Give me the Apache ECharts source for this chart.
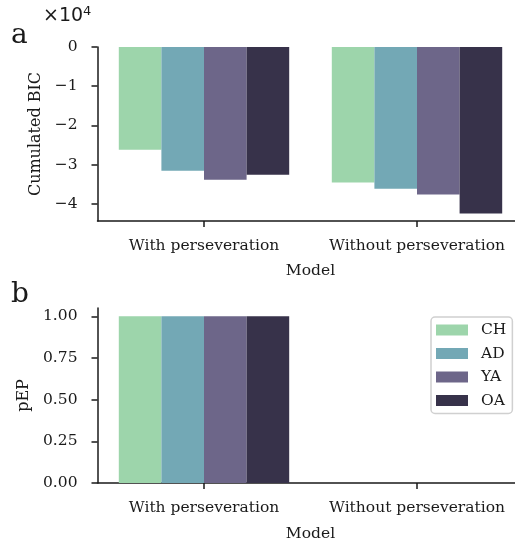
<!DOCTYPE html>
<html><head><meta charset="utf-8">
<script src="https://cdn.jsdelivr.net/npm/echarts@6/dist/echarts.min.js"></script>
<style>html,body{margin:0;padding:0;background:#fff}#c{width:515px;height:543px}</style>
</head><body><div id="c"></div>
<script>
const categories = ['With perseveration', 'Without perseveration'];
const groups = ['CH', 'AD', 'YA', 'OA'];
const colors = ['#9dd5ab', '#73a8b5', '#6d6689', '#37324a'];
const bicCH = [-26200, -34600];
const bicAD = [-31550, -36150];
const bicYA = [-33850, -37650];
const bicOA = [-32600, -42500];
const pepCH = [1.0, 0.0];
const pepAD = [1.0, 0.0];
const pepYA = [1.0, 0.0];
const pepOA = [1.0, 0.0];
const bicTicks = [0, -10000, -20000, -30000, -40000];
const pepTicks = [0, 0.25, 0.5, 0.75, 1.0];

const bic = [bicCH, bicAD, bicYA, bicOA];
const pep = [pepCH, pepAD, pepYA, pepOA];
const FONT = 'DejaVu Serif';
const FS = 15.5;
const ink = '#1a1a1a';

function xAxis(gi, gap) {
  return {
    type: 'category', gridIndex: gi, data: categories,
    name: 'Model', nameLocation: 'middle', nameGap: gap,
    nameTextStyle: {fontFamily: FONT, fontSize: FS, color: ink},
    axisLine: {onZero: false, lineStyle: {color: ink, width: 1.5}},
    axisTick: {show: true, interval: 0, alignWithLabel: true, length: 6, lineStyle: {color: ink, width: 1.5}},
    axisLabel: {interval: 0, hideOverlap: false, fontFamily: FONT, fontSize: FS, color: ink, margin: 17}
  };
}
const chart = echarts.init(document.getElementById('c'));
const series = [];
groups.forEach((g, i) => {
  series.push({name: g, type: 'bar', xAxisIndex: 0, yAxisIndex: 0, data: bic[i],
    itemStyle: {color: colors[i]}, barGap: '0%', barCategoryGap: '20%'});
  series.push({name: g, type: 'bar', xAxisIndex: 1, yAxisIndex: 1, data: pep[i],
    itemStyle: {color: colors[i]}, barGap: '0%', barCategoryGap: '20%'});
});
chart.setOption({
  animation: false,
  grid: [
    {left: 97.5, top: 47, width: 426, height: 174, outerBoundsMode: 'none', containLabel: false},
    {left: 97.5, top: 308, width: 426, height: 175, outerBoundsMode: 'none', containLabel: false}
  ],
  xAxis: [xAxis(0, 42), xAxis(1, 43)],
  yAxis: [
    {type: 'value', gridIndex: 0, min: -44400, max: 0,
     name: 'Cumulated BIC', nameLocation: 'middle', nameGap: 53, nameRotate: 90,
     nameTextStyle: {fontFamily: FONT, fontSize: 16, color: ink},
     splitLine: {show: false},
     axisLine: {show: true, onZero: false, lineStyle: {color: ink, width: 1.5}},
     axisTick: {show: true, length: 6, customValues: bicTicks, lineStyle: {color: ink, width: 1.5}},
     axisLabel: {fontFamily: FONT, fontSize: FS, color: ink, margin: 20, customValues: bicTicks,
       formatter: v => v === 0 ? '0' : '\u2212' + Math.round(Math.abs(v) / 10000)}},
    {type: 'value', gridIndex: 1, min: 0, max: 1.05,
     name: 'pEP', nameLocation: 'middle', nameGap: 63, nameRotate: 90,
     nameTextStyle: {fontFamily: FONT, fontSize: 16, color: ink},
     splitLine: {show: false},
     axisLine: {show: true, onZero: false, lineStyle: {color: ink, width: 1.5}},
     axisTick: {show: true, length: 6, customValues: pepTicks, lineStyle: {color: ink, width: 1.5}},
     axisLabel: {fontFamily: FONT, fontSize: FS, color: ink, margin: 20, customValues: pepTicks,
       formatter: v => v.toFixed(2)}}
  ],
  legend: {
    data: groups, orient: 'vertical', left: 431, top: 317,
    itemWidth: 32, itemHeight: 11, itemGap: 7.5,
    padding: [5, 6, 5, 5],
    borderColor: '#d0d0d0', borderWidth: 1.5, borderRadius: 4,
    backgroundColor: '#fff',
    textStyle: {fontFamily: FONT, fontSize: FS, lineHeight: 16, color: ink, padding: [0, 0, 0, 8]},
    icon: 'rect'
  },
  graphic: [
    {type: 'text', left: 11, top: 22, style: {text: 'a', font: '28px "DejaVu Serif"', fill: ink}},
    {type: 'text', left: 11, top: 281, style: {text: 'b', font: '28px "DejaVu Serif"', fill: ink}},
    {type: 'text', left: 43, top: 5, style: {text: '\u00d710{s|4}', font: '19px "DejaVu Sans"', fill: ink,
      rich: {s: {fontSize: 13, fontFamily: 'DejaVu Sans', verticalAlign: 'top', padding: [0,0,9,0]}}}}
  ],
  series: series
});
</script></body></html>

┄┄┄┄┄┄┄┄┄┄

Problem statement: Reproduce the data verbatim. Do not carry any picture into the copy.

Response for this exercise:
Give me the Apache ECharts source for this chart.
<!DOCTYPE html>
<html><head><meta charset="utf-8">
<script src="https://cdn.jsdelivr.net/npm/echarts@6/dist/echarts.min.js"></script>
<style>html,body{margin:0;padding:0;background:#fff}#c{width:515px;height:543px}</style>
</head><body><div id="c"></div>
<script>
const categories = ['With perseveration', 'Without perseveration'];
const groups = ['CH', 'AD', 'YA', 'OA'];
const colors = ['#9dd5ab', '#73a8b5', '#6d6689', '#37324a'];
const bicCH = [-26200, -34600];
const bicAD = [-31550, -36150];
const bicYA = [-33850, -37650];
const bicOA = [-32600, -42500];
const pepCH = [1.0, 0.0];
const pepAD = [1.0, 0.0];
const pepYA = [1.0, 0.0];
const pepOA = [1.0, 0.0];
const bicTicks = [0, -10000, -20000, -30000, -40000];
const pepTicks = [0, 0.25, 0.5, 0.75, 1.0];

const bic = [bicCH, bicAD, bicYA, bicOA];
const pep = [pepCH, pepAD, pepYA, pepOA];
const FONT = 'DejaVu Serif';
const FS = 15.5;
const ink = '#1a1a1a';

function xAxis(gi, gap) {
  return {
    type: 'category', gridIndex: gi, data: categories,
    name: 'Model', nameLocation: 'middle', nameGap: gap,
    nameTextStyle: {fontFamily: FONT, fontSize: FS, color: ink},
    axisLine: {onZero: false, lineStyle: {color: ink, width: 1.5}},
    axisTick: {show: true, interval: 0, alignWithLabel: true, length: 6, lineStyle: {color: ink, width: 1.5}},
    axisLabel: {interval: 0, hideOverlap: false, fontFamily: FONT, fontSize: FS, color: ink, margin: 17}
  };
}
const chart = echarts.init(document.getElementById('c'));
const series = [];
groups.forEach((g, i) => {
  series.push({name: g, type: 'bar', xAxisIndex: 0, yAxisIndex: 0, data: bic[i],
    itemStyle: {color: colors[i]}, barGap: '0%', barCategoryGap: '20%'});
  series.push({name: g, type: 'bar', xAxisIndex: 1, yAxisIndex: 1, data: pep[i],
    itemStyle: {color: colors[i]}, barGap: '0%', barCategoryGap: '20%'});
});
chart.setOption({
  animation: false,
  grid: [
    {left: 97.5, top: 47, width: 426, height: 174, outerBoundsMode: 'none', containLabel: false},
    {left: 97.5, top: 308, width: 426, height: 175, outerBoundsMode: 'none', containLabel: false}
  ],
  xAxis: [xAxis(0, 42), xAxis(1, 43)],
  yAxis: [
    {type: 'value', gridIndex: 0, min: -44400, max: 0,
     name: 'Cumulated BIC', nameLocation: 'middle', nameGap: 53, nameRotate: 90,
     nameTextStyle: {fontFamily: FONT, fontSize: 16, color: ink},
     splitLine: {show: false},
     axisLine: {show: true, onZero: false, lineStyle: {color: ink, width: 1.5}},
     axisTick: {show: true, length: 6, customValues: bicTicks, lineStyle: {color: ink, width: 1.5}},
     axisLabel: {fontFamily: FONT, fontSize: FS, color: ink, margin: 20, customValues: bicTicks,
       formatter: v => v === 0 ? '0' : '\u2212' + Math.round(Math.abs(v) / 10000)}},
    {type: 'value', gridIndex: 1, min: 0, max: 1.05,
     name: 'pEP', nameLocation: 'middle', nameGap: 63, nameRotate: 90,
     nameTextStyle: {fontFamily: FONT, fontSize: 16, color: ink},
     splitLine: {show: false},
     axisLine: {show: true, onZero: false, lineStyle: {color: ink, width: 1.5}},
     axisTick: {show: true, length: 6, customValues: pepTicks, lineStyle: {color: ink, width: 1.5}},
     axisLabel: {fontFamily: FONT, fontSize: FS, color: ink, margin: 20, customValues: pepTicks,
       formatter: v => v.toFixed(2)}}
  ],
  legend: {
    data: groups, orient: 'vertical', left: 431, top: 317,
    itemWidth: 32, itemHeight: 11, itemGap: 7.5,
    padding: [5, 6, 5, 5],
    borderColor: '#d0d0d0', borderWidth: 1.5, borderRadius: 4,
    backgroundColor: '#fff',
    textStyle: {fontFamily: FONT, fontSize: FS, lineHeight: 16, color: ink, padding: [0, 0, 0, 8]},
    icon: 'rect'
  },
  graphic: [
    {type: 'text', left: 11, top: 22, style: {text: 'a', font: '28px "DejaVu Serif"', fill: ink}},
    {type: 'text', left: 11, top: 281, style: {text: 'b', font: '28px "DejaVu Serif"', fill: ink}},
    {type: 'text', left: 43, top: 5, style: {text: '\u00d710{s|4}', font: '19px "DejaVu Sans"', fill: ink,
      rich: {s: {fontSize: 13, fontFamily: 'DejaVu Sans', verticalAlign: 'top', padding: [0,0,9,0]}}}}
  ],
  series: series
});
</script></body></html>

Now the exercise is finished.